===== RECORD LIST
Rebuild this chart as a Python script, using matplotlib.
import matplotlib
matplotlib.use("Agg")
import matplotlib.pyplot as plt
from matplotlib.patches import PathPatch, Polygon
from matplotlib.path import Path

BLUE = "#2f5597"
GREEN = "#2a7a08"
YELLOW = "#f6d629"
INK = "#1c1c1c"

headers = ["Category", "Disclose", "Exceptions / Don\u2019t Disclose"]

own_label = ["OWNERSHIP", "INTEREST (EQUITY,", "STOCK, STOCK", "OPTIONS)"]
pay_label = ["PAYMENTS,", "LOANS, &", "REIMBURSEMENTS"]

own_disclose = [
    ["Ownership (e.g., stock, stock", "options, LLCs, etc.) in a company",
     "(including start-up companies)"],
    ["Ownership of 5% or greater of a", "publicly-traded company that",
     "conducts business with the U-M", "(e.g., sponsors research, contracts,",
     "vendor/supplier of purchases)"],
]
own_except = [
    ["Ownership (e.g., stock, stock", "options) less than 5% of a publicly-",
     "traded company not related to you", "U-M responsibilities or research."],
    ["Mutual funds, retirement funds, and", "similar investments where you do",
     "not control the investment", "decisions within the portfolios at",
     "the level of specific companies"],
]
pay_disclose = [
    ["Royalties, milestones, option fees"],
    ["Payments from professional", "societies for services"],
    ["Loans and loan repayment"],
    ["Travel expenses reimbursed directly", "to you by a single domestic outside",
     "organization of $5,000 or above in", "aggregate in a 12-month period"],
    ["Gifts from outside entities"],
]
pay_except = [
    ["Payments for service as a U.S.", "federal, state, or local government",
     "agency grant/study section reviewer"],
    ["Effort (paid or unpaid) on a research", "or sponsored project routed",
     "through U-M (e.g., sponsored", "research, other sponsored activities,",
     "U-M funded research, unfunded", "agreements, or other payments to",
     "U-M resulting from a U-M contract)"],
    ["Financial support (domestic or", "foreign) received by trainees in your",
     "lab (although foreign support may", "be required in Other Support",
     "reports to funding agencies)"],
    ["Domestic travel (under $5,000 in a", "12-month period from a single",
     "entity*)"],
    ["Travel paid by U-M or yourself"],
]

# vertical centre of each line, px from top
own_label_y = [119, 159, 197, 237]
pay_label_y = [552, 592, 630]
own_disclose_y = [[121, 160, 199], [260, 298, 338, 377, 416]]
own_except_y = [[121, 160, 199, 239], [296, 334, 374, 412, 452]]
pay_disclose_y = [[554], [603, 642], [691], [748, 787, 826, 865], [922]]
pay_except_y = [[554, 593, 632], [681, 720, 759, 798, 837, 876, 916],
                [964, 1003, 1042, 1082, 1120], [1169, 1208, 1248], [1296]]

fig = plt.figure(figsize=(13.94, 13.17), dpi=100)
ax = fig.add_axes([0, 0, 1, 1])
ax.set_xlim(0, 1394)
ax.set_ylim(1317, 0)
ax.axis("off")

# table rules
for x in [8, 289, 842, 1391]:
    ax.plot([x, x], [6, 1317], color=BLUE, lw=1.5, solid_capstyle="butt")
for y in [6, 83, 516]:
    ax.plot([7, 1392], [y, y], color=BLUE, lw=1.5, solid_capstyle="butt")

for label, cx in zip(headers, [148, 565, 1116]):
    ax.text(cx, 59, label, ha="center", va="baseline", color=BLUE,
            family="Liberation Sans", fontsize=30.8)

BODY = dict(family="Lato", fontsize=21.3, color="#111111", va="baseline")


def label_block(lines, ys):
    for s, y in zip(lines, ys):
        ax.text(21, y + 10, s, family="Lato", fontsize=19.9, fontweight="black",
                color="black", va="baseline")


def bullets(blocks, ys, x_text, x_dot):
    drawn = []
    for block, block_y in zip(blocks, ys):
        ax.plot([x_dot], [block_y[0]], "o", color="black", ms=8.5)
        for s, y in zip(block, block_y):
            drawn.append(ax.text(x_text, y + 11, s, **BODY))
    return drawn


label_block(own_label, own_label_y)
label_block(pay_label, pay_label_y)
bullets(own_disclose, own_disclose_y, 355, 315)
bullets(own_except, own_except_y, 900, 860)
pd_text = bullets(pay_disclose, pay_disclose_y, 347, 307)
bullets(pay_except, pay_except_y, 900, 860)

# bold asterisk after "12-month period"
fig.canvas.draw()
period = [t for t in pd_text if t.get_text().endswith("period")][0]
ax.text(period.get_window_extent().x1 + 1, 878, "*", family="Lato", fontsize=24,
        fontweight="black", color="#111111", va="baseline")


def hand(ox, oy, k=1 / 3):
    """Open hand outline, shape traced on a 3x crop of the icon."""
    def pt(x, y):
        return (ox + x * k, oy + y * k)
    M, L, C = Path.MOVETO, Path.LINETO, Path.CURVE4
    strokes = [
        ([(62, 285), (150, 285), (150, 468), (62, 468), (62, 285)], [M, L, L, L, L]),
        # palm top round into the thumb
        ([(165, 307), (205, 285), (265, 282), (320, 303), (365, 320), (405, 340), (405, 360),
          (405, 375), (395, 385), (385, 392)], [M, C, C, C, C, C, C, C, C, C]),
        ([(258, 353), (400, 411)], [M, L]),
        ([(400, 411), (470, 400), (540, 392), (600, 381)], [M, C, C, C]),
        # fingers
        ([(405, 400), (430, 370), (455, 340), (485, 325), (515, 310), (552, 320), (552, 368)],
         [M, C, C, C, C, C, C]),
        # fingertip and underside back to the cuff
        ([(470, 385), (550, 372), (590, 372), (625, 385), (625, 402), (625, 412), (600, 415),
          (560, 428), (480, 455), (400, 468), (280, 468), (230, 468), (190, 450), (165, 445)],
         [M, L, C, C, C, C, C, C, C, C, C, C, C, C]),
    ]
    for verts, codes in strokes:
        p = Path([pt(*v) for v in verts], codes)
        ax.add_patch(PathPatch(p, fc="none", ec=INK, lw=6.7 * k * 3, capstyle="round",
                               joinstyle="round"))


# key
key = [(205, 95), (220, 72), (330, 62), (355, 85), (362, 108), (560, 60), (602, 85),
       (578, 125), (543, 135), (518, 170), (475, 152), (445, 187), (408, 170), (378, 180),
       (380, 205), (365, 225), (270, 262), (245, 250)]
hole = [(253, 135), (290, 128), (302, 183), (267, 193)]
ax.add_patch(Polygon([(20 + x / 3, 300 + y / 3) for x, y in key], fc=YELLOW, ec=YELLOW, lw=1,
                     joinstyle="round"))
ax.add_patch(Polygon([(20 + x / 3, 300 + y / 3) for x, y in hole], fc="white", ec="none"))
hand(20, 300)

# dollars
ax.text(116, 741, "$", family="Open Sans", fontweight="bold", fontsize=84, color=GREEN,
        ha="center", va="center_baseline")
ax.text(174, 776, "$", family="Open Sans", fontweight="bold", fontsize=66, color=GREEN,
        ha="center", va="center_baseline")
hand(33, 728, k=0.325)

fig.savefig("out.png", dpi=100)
==========
===== RECORD LIST
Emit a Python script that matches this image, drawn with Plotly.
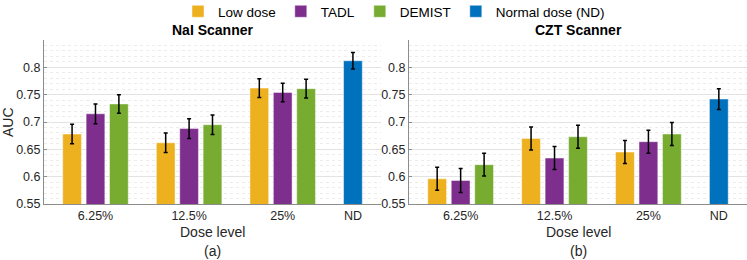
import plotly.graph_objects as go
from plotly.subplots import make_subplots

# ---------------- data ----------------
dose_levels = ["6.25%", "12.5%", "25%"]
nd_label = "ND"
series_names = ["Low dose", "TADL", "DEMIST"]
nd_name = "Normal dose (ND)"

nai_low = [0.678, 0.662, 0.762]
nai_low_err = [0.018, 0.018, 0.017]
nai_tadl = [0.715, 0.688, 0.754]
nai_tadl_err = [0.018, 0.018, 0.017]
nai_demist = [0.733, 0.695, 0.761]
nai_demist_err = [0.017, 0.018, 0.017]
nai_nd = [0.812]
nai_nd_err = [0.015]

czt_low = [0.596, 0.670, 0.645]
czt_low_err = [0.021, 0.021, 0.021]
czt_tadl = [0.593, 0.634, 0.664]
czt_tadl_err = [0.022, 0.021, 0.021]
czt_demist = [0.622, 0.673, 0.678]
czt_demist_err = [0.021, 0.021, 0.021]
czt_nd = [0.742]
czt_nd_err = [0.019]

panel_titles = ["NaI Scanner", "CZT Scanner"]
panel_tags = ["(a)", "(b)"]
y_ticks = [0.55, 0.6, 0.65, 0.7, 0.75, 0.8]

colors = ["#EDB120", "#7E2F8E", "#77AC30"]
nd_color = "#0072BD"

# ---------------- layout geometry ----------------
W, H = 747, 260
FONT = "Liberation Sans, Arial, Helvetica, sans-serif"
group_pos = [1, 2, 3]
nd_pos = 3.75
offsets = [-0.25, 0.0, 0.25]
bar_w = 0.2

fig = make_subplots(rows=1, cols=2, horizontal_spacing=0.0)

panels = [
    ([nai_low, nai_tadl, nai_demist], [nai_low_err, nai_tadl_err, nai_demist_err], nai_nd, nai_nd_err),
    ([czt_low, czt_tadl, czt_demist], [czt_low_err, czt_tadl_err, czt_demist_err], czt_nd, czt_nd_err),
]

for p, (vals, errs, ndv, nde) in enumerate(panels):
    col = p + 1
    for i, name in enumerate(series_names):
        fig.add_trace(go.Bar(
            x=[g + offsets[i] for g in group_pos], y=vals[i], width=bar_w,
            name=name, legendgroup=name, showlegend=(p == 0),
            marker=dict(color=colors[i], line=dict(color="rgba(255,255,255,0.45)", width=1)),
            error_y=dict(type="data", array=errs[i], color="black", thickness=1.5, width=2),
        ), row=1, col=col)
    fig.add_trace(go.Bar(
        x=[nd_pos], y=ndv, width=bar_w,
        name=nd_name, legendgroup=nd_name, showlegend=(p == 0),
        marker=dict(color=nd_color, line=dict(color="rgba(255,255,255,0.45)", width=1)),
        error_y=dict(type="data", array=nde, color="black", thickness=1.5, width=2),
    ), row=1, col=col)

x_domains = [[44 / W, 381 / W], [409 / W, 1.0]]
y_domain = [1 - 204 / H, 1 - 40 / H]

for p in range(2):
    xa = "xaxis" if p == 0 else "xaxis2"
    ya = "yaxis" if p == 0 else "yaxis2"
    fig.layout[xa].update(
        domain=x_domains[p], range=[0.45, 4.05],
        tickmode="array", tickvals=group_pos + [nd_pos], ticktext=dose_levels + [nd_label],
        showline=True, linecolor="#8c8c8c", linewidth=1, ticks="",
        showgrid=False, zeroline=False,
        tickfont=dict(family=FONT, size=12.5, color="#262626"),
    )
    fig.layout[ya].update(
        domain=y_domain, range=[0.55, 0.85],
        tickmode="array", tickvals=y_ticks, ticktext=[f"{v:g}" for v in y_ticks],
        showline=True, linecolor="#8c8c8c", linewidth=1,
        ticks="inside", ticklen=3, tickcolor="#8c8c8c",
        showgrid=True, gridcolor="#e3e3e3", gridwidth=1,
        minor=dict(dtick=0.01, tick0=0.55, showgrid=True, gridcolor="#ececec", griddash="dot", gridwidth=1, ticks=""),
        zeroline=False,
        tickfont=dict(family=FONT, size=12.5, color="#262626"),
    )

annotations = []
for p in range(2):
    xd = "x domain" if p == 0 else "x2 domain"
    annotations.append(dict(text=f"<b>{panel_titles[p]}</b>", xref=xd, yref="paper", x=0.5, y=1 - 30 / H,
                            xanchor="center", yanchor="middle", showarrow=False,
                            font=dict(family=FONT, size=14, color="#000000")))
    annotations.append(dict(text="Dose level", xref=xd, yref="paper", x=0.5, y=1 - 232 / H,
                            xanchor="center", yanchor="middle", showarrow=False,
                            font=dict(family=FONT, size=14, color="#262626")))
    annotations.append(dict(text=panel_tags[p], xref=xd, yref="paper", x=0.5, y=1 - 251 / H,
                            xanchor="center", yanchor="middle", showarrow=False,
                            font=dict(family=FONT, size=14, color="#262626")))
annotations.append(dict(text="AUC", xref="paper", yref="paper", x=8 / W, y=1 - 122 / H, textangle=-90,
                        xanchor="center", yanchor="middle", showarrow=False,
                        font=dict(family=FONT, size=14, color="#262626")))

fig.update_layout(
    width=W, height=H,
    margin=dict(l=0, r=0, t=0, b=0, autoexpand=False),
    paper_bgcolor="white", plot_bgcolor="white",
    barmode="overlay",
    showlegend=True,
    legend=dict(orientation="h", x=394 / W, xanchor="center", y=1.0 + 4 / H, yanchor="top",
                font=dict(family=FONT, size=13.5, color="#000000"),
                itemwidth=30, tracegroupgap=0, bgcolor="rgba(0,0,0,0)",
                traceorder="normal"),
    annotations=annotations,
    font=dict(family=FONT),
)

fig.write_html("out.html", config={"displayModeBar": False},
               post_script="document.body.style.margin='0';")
==========
## YOUR OBJECTIVE
Please quote only the span of lines whose first line contains "Emit a Python" and whose last line contains "from plotly.subplots import make_subplots", leaving every picture out.

## EXERCISE OUTPUT
Emit a Python script that matches this image, drawn with Plotly.
import plotly.graph_objects as go
from plotly.subplots import make_subplots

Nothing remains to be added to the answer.